The couple was in the business of raising and selling seedstock and often had visitors or hired work crews.

“We had no place for them to get out of the weather,” Kim Harms said. “If it was rainy or hot, they gathered under a shade tree.”

They decided to add a 40x50-foot addition to a modern machine shed to create a place for them. They named it The Heritage Room and decorated it with barn wood, tin, and antique pieces Mark had collected.

The Heritage Room is still a work in progress but is largely complete. Grimmett Construction of Florence is doing the work.

It is a magnificent tribute to the five generations of Buethes that have operated the ranch. Mark and Kim’s daughter, Taylor, and her husband, Chase, work on the ranch.

The building includes a large gathering area, a kitchen, and a bathroom. A second-story loft leads to a climate-controlled bedroom complete with washer and dryer.

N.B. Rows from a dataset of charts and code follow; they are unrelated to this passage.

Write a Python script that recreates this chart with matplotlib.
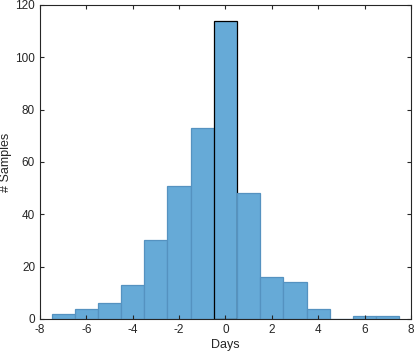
import matplotlib
matplotlib.use("Agg")
import matplotlib.pyplot as plt
import numpy as np

# histogram bins (width 1 day), centres and counts
bin_centers = [-7, -6, -5, -4, -3, -2, -1, 0, 1, 2, 3, 4, 5, 6, 7]
counts = [2, 4, 6, 13, 30, 51, 73, 114, 48, 16, 14, 4, 0, 1, 1]
x_ticks = [-8, -6, -4, -2, 0, 2, 4, 6, 8]
y_ticks = [0, 20, 40, 60, 80, 100, 120]

plt.rcParams['font.family'] = ['Liberation Sans', 'DejaVu Sans']
plt.rcParams['axes.unicode_minus'] = False

fig = plt.figure(figsize=(4.16, 3.56), dpi=100)
ax = fig.add_axes([0.096, 0.104, 0.892, 0.882])

face = '#66aad7'
edges = ['#5592c0'] * len(bin_centers)
edges[bin_centers.index(0)] = 'black'
ax.bar(bin_centers, counts, width=1.0, color=face, edgecolor=edges,
       linewidth=0.9)

ax.set_xlim(-8, 8)
ax.set_ylim(0, 120)
ax.set_xticks(x_ticks)
ax.set_yticks(y_ticks)
ax.tick_params(direction='in', top=True, right=True, labelsize=8.5,
               length=3, width=0.8, colors='#262626', labelcolor='#262626')
for s in ax.spines.values():
    s.set_linewidth(0.8)
    s.set_color('#262626')

ax.set_xlabel("Days", fontsize=9, color='#262626', labelpad=2)
ax.set_ylabel("# Samples", fontsize=9, color='#262626', labelpad=2)

fig.savefig("out.png", dpi=100)
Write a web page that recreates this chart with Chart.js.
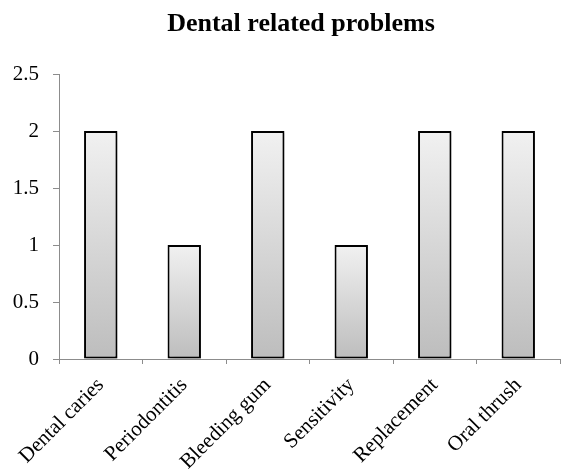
<!DOCTYPE html>
<html>
<head>
<meta charset="utf-8">
<script src="https://cdn.jsdelivr.net/npm/chart.js@4.4.1/dist/chart.umd.min.js"></script>
<style>
    body { margin: 0; background: #fff; }
    #wrap { width: 561px; height: 472px; }
</style>
</head>
<body>
<div id="wrap"><canvas id="myChart" width="561" height="472"></canvas></div>
<script>
// Chart data
const categories = ['Dental caries', 'Periodontitis', 'Bleeding gum', 'Sensitivity', 'Replacement', 'Oral thrush'];
const counts = [2, 1, 2, 1, 2, 2];
const yTicks = [0, 0.5, 1, 1.5, 2, 2.5];
const chartTitle = 'Dental related problems';

const serif = '"Liberation Serif", "Times New Roman", serif';

// Gradient per bar, light at its top to gray at its base
function barGradient(context) {
    const chart = context.chart;
    if (!chart.chartArea || !chart.scales.y) return '#d8d8d8';
    const yScale = chart.scales.y;
    const top = yScale.getPixelForValue(context.raw);
    const bottom = yScale.getPixelForValue(0);
    const g = chart.ctx.createLinearGradient(0, top, 0, bottom);
    g.addColorStop(0, '#f1f1f1');
    g.addColorStop(1, '#bdbdbd');
    return g;
}

// Soft shadow behind the bars
const barShadow = {
    id: 'barShadow',
    beforeDatasetsDraw(chart) {
        const ctx = chart.ctx;
        ctx.save();
        ctx.shadowColor = 'rgba(0, 0, 0, 0.3)';
        ctx.shadowBlur = 3;
        ctx.shadowOffsetX = 2;
        ctx.shadowOffsetY = 2;
    },
    afterDatasetsDraw(chart) {
        chart.ctx.restore();
    }
};

// Title sits a bit right of the canvas centre in the original, so draw it here
const offsetTitle = {
    id: 'offsetTitle',
    afterDraw(chart) {
        const ctx = chart.ctx;
        ctx.save();
        ctx.font = 'bold 26px ' + serif;
        ctx.fillStyle = '#000';
        ctx.textAlign = 'center';
        ctx.textBaseline = 'middle';
        ctx.fillText(chartTitle, 301, 24);
        ctx.restore();
    }
};

const config = {
    type: 'bar',
    data: {
        labels: categories,
        datasets: [{
            label: chartTitle,
            data: counts,
            backgroundColor: barGradient,
            borderColor: '#000',
            borderWidth: 2,
            borderSkipped: false,
            categoryPercentage: 1,
            barPercentage: 0.4
        }]
    },
    options: {
        responsive: false,
        animation: false,
        layout: { padding: { left: 0, right: 1, top: 74, bottom: 0 } },
        plugins: {
            legend: { display: false },
            tooltip: { enabled: false },
            title: { display: false }
        },
        scales: {
            x: {
                grid: {
                    display: true,
                    drawOnChartArea: false,
                    drawTicks: true,
                    tickLength: 5,
                    color: '#8c8c8c',
                    offset: true
                },
                border: { color: '#8c8c8c', width: 1 },
                ticks: {
                    color: '#000',
                    font: { family: serif, size: 21 },
                    maxRotation: 45,
                    minRotation: 45,
                    padding: 9
                },
                afterFit(scale) { scale.height = 113; }
            },
            y: {
                min: 0,
                max: 2.5,
                afterBuildTicks(scale) {
                    scale.ticks = yTicks.map(v => ({ value: v }));
                },
                grid: {
                    display: true,
                    drawOnChartArea: false,
                    drawTicks: true,
                    tickLength: 6,
                    color: '#8c8c8c'
                },
                border: { color: '#8c8c8c', width: 1 },
                ticks: {
                    color: '#000',
                    font: { family: serif, size: 21 },
                    padding: 14,
                    callback: value => String(value)
                },
                afterFit(scale) { scale.width = 59; }
            }
        }
    },
    plugins: [barShadow, offsetTitle]
};

const ctx = document.getElementById('myChart').getContext('2d');
const myChart = new Chart(ctx, config);
</script>
</body>
</html>
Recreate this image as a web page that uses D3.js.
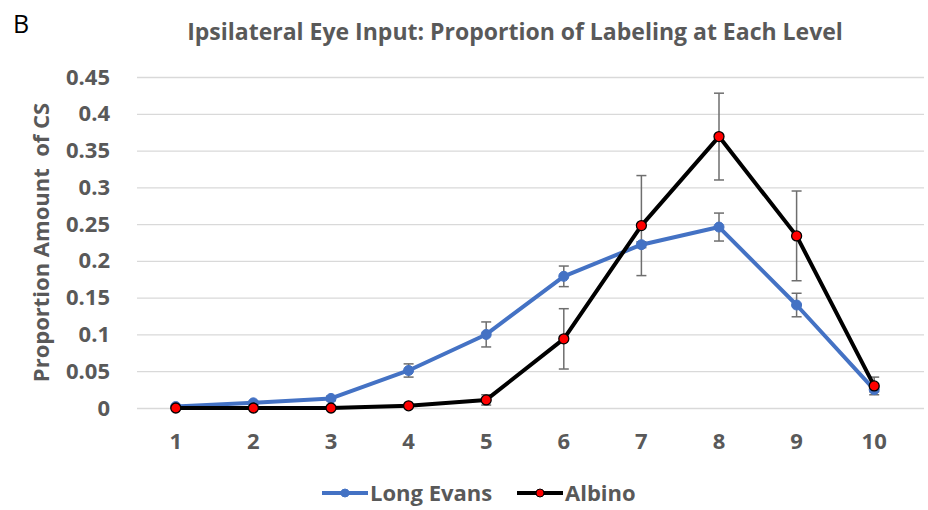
<!DOCTYPE html>
<html>
<head>
<meta charset="utf-8">
<script src="https://cdn.jsdelivr.net/npm/d3@7"></script>
<style>
  body { margin: 0; background: #fff; }
  svg text { font-family: "Open Sans", "Noto Sans", sans-serif; }
</style>
</head>
<body>
<div id="chart"></div>
<script>
const levels = [1, 2, 3, 4, 5, 6, 7, 8, 9, 10];
const yTicks = [0, 0.05, 0.1, 0.15, 0.2, 0.25, 0.3, 0.35, 0.4, 0.45];

const longEvans = [0.002, 0.007, 0.013, 0.051, 0.100, 0.179, 0.222, 0.246, 0.140, 0.025];
const longEvansErr = [0.001, 0.002, 0.003, 0.009, 0.017, 0.014, 0.004, 0.019, 0.016, 0.003];

const albino = [0, 0, 0, 0.003, 0.011, 0.094, 0.248, 0.369, 0.234, 0.030];
const albinoErr = [0, 0, 0, 0.001, 0.007, 0.041, 0.068, 0.059, 0.061, 0.012];

const W = 928;
const H = 510;
const margin = { t: 77, r: 15, b: 102, l: 137 };
const gridRight = 924;

const svg = d3.select('#chart')
  .append('svg')
  .attr('width', W)
  .attr('height', H);

const scaleX = d3.scaleBand()
  .domain(levels)
  .range([margin.l, W - margin.r]);

const scaleY = d3.scaleLinear()
  .domain([0, 0.45])
  .range([H - margin.b, margin.t]);

const cx = (d) => scaleX(d) + scaleX.bandwidth() / 2;

// panel letter + title
svg.append('text')
  .attr('x', 13)
  .attr('y', 33)
  .style('font-size', '25px')
  .style('fill', '#000')
  .text('B');

svg.append('text')
  .attr('x', 515)
  .attr('y', 40)
  .attr('text-anchor', 'middle')
  .style('font-size', '23px')
  .style('font-weight', 'bold')
  .style('fill', '#595959')
  .text('Ipsilateral Eye Input: Proportion of Labeling at Each Level');

// gridlines + y axis
const yAxis = svg.append('g')
  .attr('transform', `translate(${margin.l},0)`)
  .call(d3.axisLeft(scaleY).tickValues(yTicks).tickFormat((d) => `${+d.toFixed(2)}`)
    .tickSize(0).tickPadding(27));

yAxis.select('.domain').remove();

yAxis.selectAll('.tick line')
  .attr('x1', 0)
  .attr('x2', gridRight - margin.l)
  .style('stroke', '#d9d9d9')
  .style('stroke-width', 1.3);

yAxis.selectAll('text')
  .style('font-size', '22px')
  .style('font-weight', 'bold')
  .style('fill', '#595959');

// x axis
const xAxis = svg.append('g')
  .attr('transform', `translate(0,${H - margin.b})`)
  .call(d3.axisBottom(scaleX).tickSize(0).tickPadding(25));

xAxis.select('.domain').remove();

xAxis.selectAll('text')
  .style('font-size', '22px')
  .style('font-weight', 'bold')
  .style('fill', '#595959');

svg.append('text')
  .attr('transform', `translate(49,${scaleY(0.225)}) rotate(-90)`)
  .attr('text-anchor', 'middle')
  .style('font-size', '22px')
  .style('font-weight', 'bold')
  .style('fill', '#595959')
  .style('white-space', 'pre')
  .text('Proportion Amount  of CS');

const lineGenerator = d3.line()
  .x((d) => cx(d.x))
  .y((d) => scaleY(d.y));

const drawErrors = (vals, errs) => {
  const g = svg.append('g');
  levels.forEach((lv, i) => {
    if (!errs[i]) return;
    const x = cx(lv);
    const top = scaleY(vals[i] + errs[i]);
    const bot = scaleY(vals[i] - errs[i]);
    g.append('line').attr('x1', x).attr('x2', x).attr('y1', top).attr('y2', bot);
    g.append('line').attr('x1', x - 5).attr('x2', x + 5).attr('y1', top).attr('y2', top);
    g.append('line').attr('x1', x - 5).attr('x2', x + 5).attr('y1', bot).attr('y2', bot);
  });
  g.selectAll('line')
    .style('stroke', '#6e6e6e')
    .style('stroke-width', 1.5);
};

const drawSeries = (vals, color, marker) => {
  const pts = levels.map((lv, i) => ({ x: lv, y: vals[i] }));
  svg.append('path')
    .attr('d', lineGenerator(pts))
    .style('fill', 'none')
    .style('stroke', color)
    .style('stroke-width', 4)
    .style('stroke-linejoin', 'round');

  svg.append('g')
    .selectAll('circle')
    .data(pts)
    .enter()
    .append('circle')
    .attr('cx', (d) => cx(d.x))
    .attr('cy', (d) => scaleY(d.y))
    .attr('r', marker.r)
    .style('fill', marker.fill)
    .style('stroke', marker.stroke)
    .style('stroke-width', marker.sw);
};

drawErrors(longEvans, longEvansErr);
drawErrors(albino, albinoErr);
drawSeries(longEvans, '#4472c4', { r: 5, fill: '#4472c4', stroke: '#4472c4', sw: 1 });
drawSeries(albino, '#000000', { r: 5, fill: '#ff0000', stroke: '#000', sw: 1.3 });

// legend
const legend = [
  { name: 'Long Evans', x: 322, color: '#4472c4', fill: '#4472c4', stroke: '#4472c4' },
  { name: 'Albino', x: 517, color: '#000', fill: '#ff0000', stroke: '#000' },
];

const lg = svg.append('g').attr('transform', 'translate(0,493)');

legend.forEach((d) => {
  lg.append('line')
    .attr('x1', d.x).attr('x2', d.x + 46)
    .attr('y1', 0).attr('y2', 0)
    .style('stroke', d.color)
    .style('stroke-width', 4);
  lg.append('circle')
    .attr('cx', d.x + 23).attr('cy', 0).attr('r', 4)
    .style('fill', d.fill)
    .style('stroke', d.stroke)
    .style('stroke-width', 1);
  lg.append('text')
    .attr('x', d.x + 48)
    .attr('y', 8)
    .style('font-size', '22px')
    .style('font-weight', 'bold')
    .style('fill', '#595959')
    .text(d.name);
});
</script>
</body>
</html>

The doors, bed frame, and headboard are all made of barn wood.

“Someone might be traveling through or coming to look at bulls and needing a place to stay,” Kim said. “Or, we might have an intern someday who could stay there.”

Two wooden bunk beds built by the contractor sit on the balcony and can be used by work crews.

Walls are lined with barn wood and tin, and many original doors and other doors constructed with barn wood can be found throughout the room.

A large hayloft barn door hangs on one wall, and a track that was used to carry hay into the barn extends into the room from the door and is anchored on a steel girder.

The machinery for operating a hammermill for making ground feed was reconstructed, complete with pulleys and belts, and sits along one wall.

Planks from old horse stalls and hay mangers were used to make doors and dividing walls.

In the kitchen, cabinet doors are made of tin framed with barn wood. A pecan plank on a limestone base provides a counter. Extending out over the countertop is a tin roof from an old chicken barn.

A large painting of a Hereford bull hangs on a kitchen wall. The ranch originally produced Hereford cattle. The painting was cut from a wall in one of the barns and framed.

A major attraction is a large cupola that Harms removed from the Sears-Roebuck barn. The contractor cut it up into four pieces to get it into the room and then re-assembled it. The metal cupola has an overhead lamp fixture that has been rewired to work.

“My dad used to climb up on the barn roof to change the bulb,” Kim said.

The cupola sits on a wrap-around bench base.

Two other smaller cupolas with a wooden bench between them sit up on the loft. A barn door hangs on the wall. They were taken from the old chicken house.

Other antiques that adorn the place include an old telephone, rocking horse, cream cans, scale, and many other items too numerous to mention.

Workmen are busy constructing a handicap-accessible covered entrance to the room.

Kim plans to enlarge and frame historic photos to hang on the walls.

The couple is looking forward to having a place to entertain people.

“We’ve wanted to have appreciation dinners for our many customers,” Kim said. “Now, we’ll have a place to do that.”

They are hoping to use the new room for their son, Payton’s high school graduation reception later this month.